Recuerdo la primera vez que fui titular de una cuenta bancaria, ligando mi nombre a una lista de movimientos, ingresos y gastos. Recuerdo la sensación impasible de mi primer pago, una ausencia de hormigueo, una nada abstracta, mientras el plástico todavía fresco de la tarjeta, permanecía al margen de lo que yo imaginaba como una experiencia iniciática. Los dedos sobre ella, como las manos sobre un volante, distorsionaban el mundo afuera en una abstracción borrosa. Era lo contrario a algo divino, una experiencia dura que reforzaba los gestos de desapego, cuando la percepción del yo no se deja evaporar en la duda de lo que ni siquiera sé si soy. Creo que es esa experiencia de la abstracción como carga material, la que últimamente me perturba al escuchar sueños ajenos. Las escenas de violencia y muerte traspasan de mente a mente, de cama a cama, de sueño a sueño. Una suerte de campaña publicitaria del subconsciente homogéneo, fascinante y horrible a la vez. En su diario de sueños, Theodor Adorno escribió: «Nuestros sueños no sólo están vinculados entre sí en cuanto “nuestros”, sino que forman también un continuo, pertenecen a un mundo unitario, lo mismo, por ejemplo, que todos los relatos de Kafka transcurren en “lo mismo”. Pero cuanto más estrechamente conectados entre sí están los sueños o se repiten, tanto más grande es el peligro de que ya no podamos distinguirlos de la realidad». Mientras transitamos desde el umbral de lo «estrechamente conectado», a la homogeneidad brutal, ese «transcurrir de lo mismo» es la muerte omnipresente que conecta el dormir y el no dormir del mundo.

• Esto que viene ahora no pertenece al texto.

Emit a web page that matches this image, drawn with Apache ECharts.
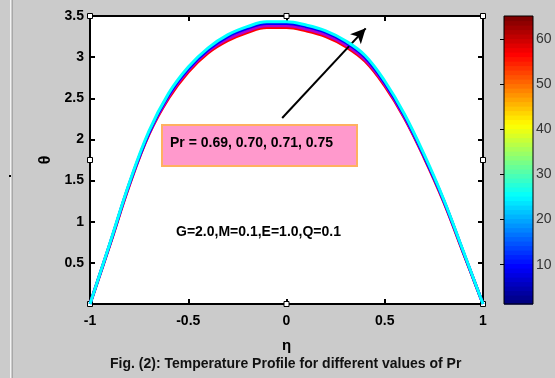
<!DOCTYPE html>
<html>
<head>
<meta charset="utf-8">
<script src="https://cdn.jsdelivr.net/npm/echarts@6/dist/echarts.min.js"></script>
<style>
  html, body { margin: 0; padding: 0; background: #cbcbcb; }
  #chart { width: 555px; height: 378px; }
</style>
</head>
<body>
<div id="chart"></div>
<script>
// eta grid and temperature profiles
const eta = [-1, -0.9, -0.8, -0.7, -0.6, -0.5, -0.4, -0.3, -0.2, -0.1, 0,
             0.1, 0.2, 0.3, 0.4, 0.5, 0.6, 0.7, 0.8, 0.9, 1];
const thetaPr069 = [0, 0.71, 1.44, 2.06, 2.50, 2.82, 3.05, 3.20, 3.30, 3.36, 3.36,
                    3.32, 3.25, 3.13, 2.95, 2.65, 2.26, 1.78, 1.24, 0.62, 0];
const thetaPr070 = [0, 0.72, 1.45, 2.07, 2.52, 2.84, 3.07, 3.22, 3.32, 3.38, 3.38,
                    3.34, 3.27, 3.15, 2.97, 2.67, 2.27, 1.79, 1.25, 0.63, 0];
const thetaPr071 = [0, 0.72, 1.46, 2.08, 2.54, 2.86, 3.09, 3.25, 3.35, 3.41, 3.41,
                    3.37, 3.30, 3.18, 3.00, 2.69, 2.29, 1.80, 1.26, 0.63, 0];
const thetaPr075 = [0, 0.73, 1.47, 2.10, 2.56, 2.88, 3.11, 3.27, 3.37, 3.43, 3.43,
                    3.39, 3.32, 3.20, 3.02, 2.71, 2.31, 1.82, 1.27, 0.64, 0];
const prNames = ["Pr=0.69", "Pr=0.70", "Pr=0.71", "Pr=0.75"];
const lineColors = ["#ff0000", "#b000d0", "#0000ff", "#00ffff"];

// arrow annotation (data coords)
const arrowStart = [-0.022, 2.26];
const arrowEnd = [0.403, 3.35];

// colorbar
const colorbarMin = 1.3;
const colorbarMax = 65.1;
const colorbarTicks = [10, 20, 30, 40, 50, 60];
const colorLevels = 64;

function jet(t) {
  const c = (v) => Math.round(255 * Math.max(0, Math.min(1, v)));
  const r = c(Math.min(4 * t - 1.5, -4 * t + 4.5));
  const g = c(Math.min(4 * t - 0.5, -4 * t + 3.5));
  const b = c(Math.min(4 * t + 0.5, -4 * t + 2.5));
  return `rgb(${r},${g},${b})`;
}

const cells = [];
for (let i = 0; i < colorLevels; i++) {
  const step = (colorbarMax - colorbarMin) / colorLevels;
  cells.push([colorbarMin + i * step, colorbarMin + (i + 1) * step, i / (colorLevels - 1)]);
}

const boldText = { color: "#000", fontWeight: "bold", fontFamily: "Liberation Sans, Arial", fontSize: 14 };
const axisLine = { onZero: false, lineStyle: { color: "#000", width: 2 } };
const axisTick = { inside: true, length: 5, lineStyle: { color: "#000", width: 2 } };

const chart = echarts.init(document.getElementById("chart"), null, { renderer: "canvas" });

const profiles = [thetaPr069, thetaPr070, thetaPr071, thetaPr075];
const lineSeries = profiles.map((vals, k) => ({
  name: prNames[k],
  type: "line",
  xAxisIndex: 0,
  yAxisIndex: 0,
  smooth: 0.4,
  symbol: "none",
  lineStyle: { color: lineColors[k], width: 3 },
  z: 3 + k,
  data: eta.map((x, i) => [x, vals[i]]),
}));

const handlePoints = [[-1, 0], [0, 0], [1, 0], [-1, 3.5], [0, 3.5], [1, 3.5], [-1, 1.75], [1, 1.75]];

chart.setOption({
  backgroundColor: "#cbcbcb",
  animation: false,
  grid: [
    { left: 90, top: 16, width: 393, height: 288, show: true, backgroundColor: "#fff",
      borderColor: "#000", borderWidth: 2 },
    { left: 504, top: 16, width: 29, height: 288, show: true, backgroundColor: "transparent",
      borderColor: "#000", borderWidth: 1, z: 5 },
  ],
  xAxis: [
    { type: "value", gridIndex: 0, min: -1, max: 1, interval: 0.5, name: "η",
      nameLocation: "middle", nameGap: 34, nameTextStyle: { ...boldText, fontSize: 15 },
      axisLine, axisTick,
      axisLabel: { ...boldText, margin: 10 },
      splitLine: { show: false } },
    { type: "value", gridIndex: 0, position: "top", min: -1, max: 1, interval: 0.5,
      axisLine, axisTick,
      axisLabel: { show: false }, splitLine: { show: false } },
    { type: "value", gridIndex: 1, min: 0, max: 1, show: false },
  ],
  yAxis: [
    { type: "value", gridIndex: 0, min: 0, max: 3.5, interval: 0.5, name: "θ",
      nameLocation: "middle", nameGap: 33, nameRotate: 90,
      nameTextStyle: { ...boldText, fontSize: 16 },
      axisLine, axisTick,
      axisLabel: { ...boldText, margin: 6, showMinLabel: false },
      splitLine: { show: false } },
    { type: "value", gridIndex: 0, position: "right", min: 0, max: 3.5, interval: 0.5,
      axisLine, axisTick,
      axisLabel: { show: false }, splitLine: { show: false } },
    { type: "value", gridIndex: 1, position: "right", min: colorbarMin, max: colorbarMax,
      axisLine: { show: false },
      axisTick: { inside: true, length: 4, customValues: colorbarTicks,
                  lineStyle: { color: "#000", width: 1 } },
      axisLabel: { customValues: colorbarTicks, color: "#333", fontSize: 14,
                   fontFamily: "Liberation Sans, Arial", margin: 3 },
      splitLine: { show: false } },
  ],
  series: [
    ...lineSeries,
    {
      type: "line", xAxisIndex: 0, yAxisIndex: 0, data: [], silent: true,
      markLine: {
        silent: true, animation: false,
        symbol: ["none", "arrow"], symbolSize: [11, 15],
        lineStyle: { color: "#000", width: 2, type: "solid" },
        label: { show: false },
        data: [[{ coord: arrowStart }, { coord: arrowEnd }]],
      },
      markPoint: {
        silent: true, symbol: "rect", symbolSize: 5, label: { show: false },
        itemStyle: { color: "#fff", borderColor: "#000", borderWidth: 1 },
        data: handlePoints.map((p) => ({ coord: p })),
      },
      z: 10,
    },
    {
      type: "custom", xAxisIndex: 2, yAxisIndex: 2, z: 1, silent: true,
      data: cells,
      renderItem: (params, api) => {
        const p0 = api.coord([0, api.value(0)]);
        const p1 = api.coord([1, api.value(1)]);
        return {
          type: "rect",
          shape: { x: p0[0], y: p1[1], width: p1[0] - p0[0], height: p0[1] - p1[1] + 0.6 },
          style: { fill: jet(api.value(2)) },
        };
      },
    },
  ],
  graphic: [
    { type: "rect", left: 10, top: 0, shape: { width: 1, height: 378 }, style: { fill: "#f4f4f4" } },
    { type: "rect", left: 12, top: 0, shape: { width: 1, height: 378 }, style: { fill: "#a8a8a8" } },
    { type: "rect", left: 9, top: 175, shape: { width: 2, height: 2 }, style: { fill: "#000" } },
    { type: "rect", left: 161, top: 124, z: 20,
      shape: { width: 195, height: 41 },
      style: { fill: "#ff99cc", stroke: "#ffb060", lineWidth: 2 } },
    { type: "text", left: 170, top: 136, z: 21,
      style: { text: "Pr = 0.69, 0.70, 0.71, 0.75", fill: "#000", font: "bold 14px Liberation Sans, Arial" } },
    { type: "text", left: 176, top: 225, z: 21,
      style: { text: "G=2.0,M=0.1,E=1.0,Q=0.1", fill: "#000", font: "bold 14px Liberation Sans, Arial" } },
    { type: "text", left: 110, top: 357, z: 21,
      style: { text: "Fig. (2): Temperature Profile for different values of Pr", fill: "#111",
               font: "bold 14px Liberation Sans, Arial" } },
  ],
});
</script>
</body>
</html>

En su cuenta de instagram, la revista DEARS publica una serie de enlaces a escritos experimentales donde se atestigua la naturaleza desordenada y poética de la experiencia, también de la muerte. Son textos donde se niega la distinción entre forma y contenido, y por lo tanto entre realidad y sueño. En los últimos meses, algunos de ellos me han servido como intentos por resistir la comodificación de la sensibilidad ante el genocidio en Gaza y ante la homogeneidad del subconsciente occidental, confrontando la dificultad de pensar lo indecible y lo inadmisible. Sin embargo, el espacio del texto suele quedarse corto y desemboca en una cierta parálisis. Cuando eso ocurre, suelo escuchar el álbum de William Basinski, The Disintegration Loops.
Esta familiaridad con las imágenes de la muerte se ha convertido en un objeto de ansiedad recurrente, y su resurgir en el sueño colectivo me hizo volver a leer The Mystic Writing Pad, un ensayo de Sigmund Freud que me acompaña desde hace años. Presenciar cómo la sedimentación de los sueños de mis amigs revela el dolor de la historia, es una de las principales razones por las que he vuelto a este texto. La muerte no aparece en el sueño como un espacio de miedo individual, si no como un síntoma de fracaso colectivo. Si bien desde el punto de vista del psicoanálisis, los sueños expanden una realidad que no está lo suficientemente presente, la continua presencia de la muerte en ellos revela su resistencia a la domesticación, alterando el subconsciente de nuestro tiempo.
Probablemente, la escritura, la lectura y la música que me han ocupado últimamente, buscan dar cabida a otra subjetividad, a la no identidad, a la niebla. Lo que Adorno sentía como «un lenguaje más allá del lenguaje indefenso de los seres humanos», buscar desintegrar la muerte de aquello que no funciona, en el sueño de lo que podría llegar a funcionar. Esta pulsión me ha llevado a encontrarme con la poesía de Ghayath Almadhoun, que como anuncia la sinopsis de I have brought you a severed hand, su primer libro con Divided, escribe poemas de amor en forma de pesadillas. Heartbreaking.